Cash basis accounting is an accounting method that records financial transactions only when cash is exchanged. In other words, revenue is recorded when it is received, and expenses are recorded when they are paid. This accounting method is in contrast to the accrual basis accounting, which records transactions when they are incurred, regardless of when cash is exchanged.
 

Advantages of Cash Basis Accounting for Startups
 

1. Simplicity and Ease of Use

One of the main reasons why startups prefer cash basis accounting is its simplicity. With cash basis accounting, there is less need for complex accounting procedures, making it easier for startups with limited accounting knowledge to maintain their books.

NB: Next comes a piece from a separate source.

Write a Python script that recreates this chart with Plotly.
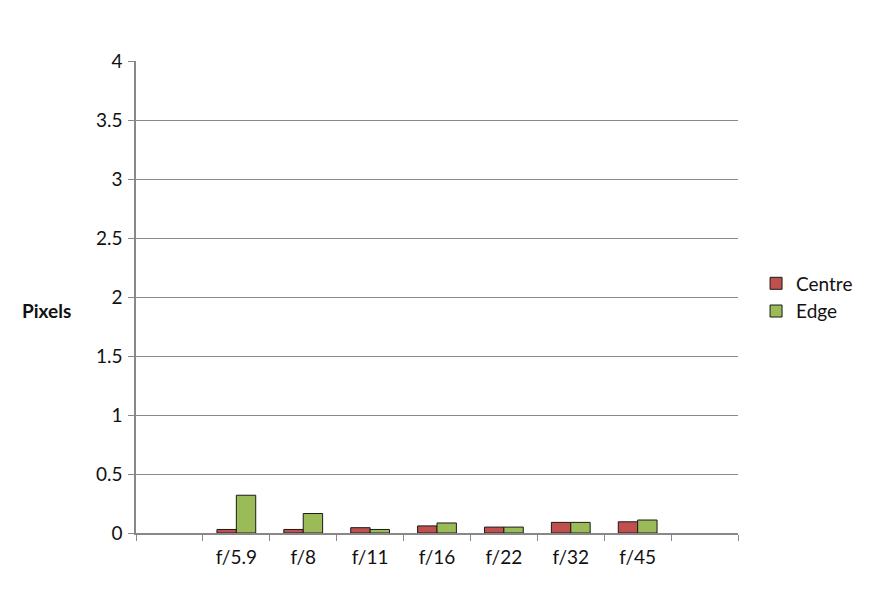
import plotly.graph_objects as go

categories = ["", "f/5.9", "f/8", "f/11", "f/16", "f/22", "f/32", "f/45", " "]
centre = [None, 0.03, 0.03, 0.045, 0.06, 0.05, 0.09, 0.095, None]
edge = [None, 0.32, 0.165, 0.03, 0.085, 0.05, 0.09, 0.11, None]
y_ticks = [0, 0.5, 1, 1.5, 2, 2.5, 3, 3.5, 4]
y_labels = ["0", "0.5", "1", "1.5", "2", "2.5", "3", "3.5", "4"]

font_family = "Lato, Open Sans, Liberation Sans, sans-serif"

fig = go.Figure()
fig.add_trace(go.Bar(x=categories, y=centre, name="Centre",
                     marker=dict(color="#C0504D", line=dict(color="#1a1a1a", width=1))))
fig.add_trace(go.Bar(x=categories, y=edge, name="Edge",
                     marker=dict(color="#9BBB59", line=dict(color="#1a1a1a", width=1))))

fig.update_layout(
    width=872, height=599,
    margin=dict(l=128, r=142, t=53, b=74, autoexpand=False),
    paper_bgcolor="white", plot_bgcolor="white",
    barmode="group", bargap=0.42, bargroupgap=0,
    font=dict(family=font_family, size=19, color="#111111"),
    legend=dict(x=1.03, y=0.499, xanchor="left", yanchor="middle",
                font=dict(size=19), itemwidth=30, tracegroupgap=4),
    showlegend=True,
    annotations=[dict(text="<b>Pixels</b>", xref="paper", yref="paper",
                      x=-0.149, y=0.472, xanchor="center", yanchor="middle",
                      showarrow=False, font=dict(size=19))],
)
fig.update_xaxes(type="category", categoryorder="array", categoryarray=categories,
                 tickson="boundaries", ticks="outside", ticklen=6, tickcolor="#888888",
                 showline=True, linecolor="#888888", linewidth=1.5, automargin=False,
                 showgrid=False, tickfont=dict(size=19), ticklabelstandoff=6)
fig.update_yaxes(range=[0, 4], tickvals=y_ticks, ticktext=y_labels,
                 ticks="outside", ticklen=6, tickcolor="#888888",
                 showline=True, linecolor="#888888", linewidth=1.5, automargin=False,
                 showgrid=True, gridcolor="#8a8a8a", gridwidth=1,
                 zeroline=False, tickfont=dict(size=19), ticklabelstandoff=2)

fig.write_html("out.html")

Since transactions are recorded only when cash is received or paid, there is no need to track accounts receivable or accounts payable, which can be challenging for a small business with limited resources.
 

2. Better Cash Flow Management

For startups, cash flow is crucial. Cash basis accounting provides a clear picture of the company's cash position at any given time, which helps startups manage their cash flow more effectively. This is important because a startup's success depends largely on their ability to manage cash flow and ensure they have sufficient funds to cover expenses and invest in growth opportunities.
 

3. Tax Benefits

Using cash basis accounting can provide tax benefits for startups. Since expenses are recorded when they are paid, startups can strategically plan their expenses to reduce their taxable income. Additionally, since revenue is recorded when it is received, startups can defer recognizing income until the following tax year, which can help lower their tax liability.
 

4. Easier to Implement with Accounting Software

Many accounting software solutions are designed with cash basis accounting in mind, making it easy for startups to set up and maintain their financial records. With features like automatic transaction categorization and bank account synchronization, accounting software simplifies the process of recording financial transactions and generating financial reports using the cash basis method.

 

Choosing the right accounting method for a startup is crucial to ensure accurate financial records and make informed business decisions. Cash basis accounting offers several advantages for startups, including simplicity, better cash flow management, tax benefits, and ease of implementation with accounting software. By using cash basis accounting and leveraging accounting software, startups can effectively manage their finances and set themselves up for success.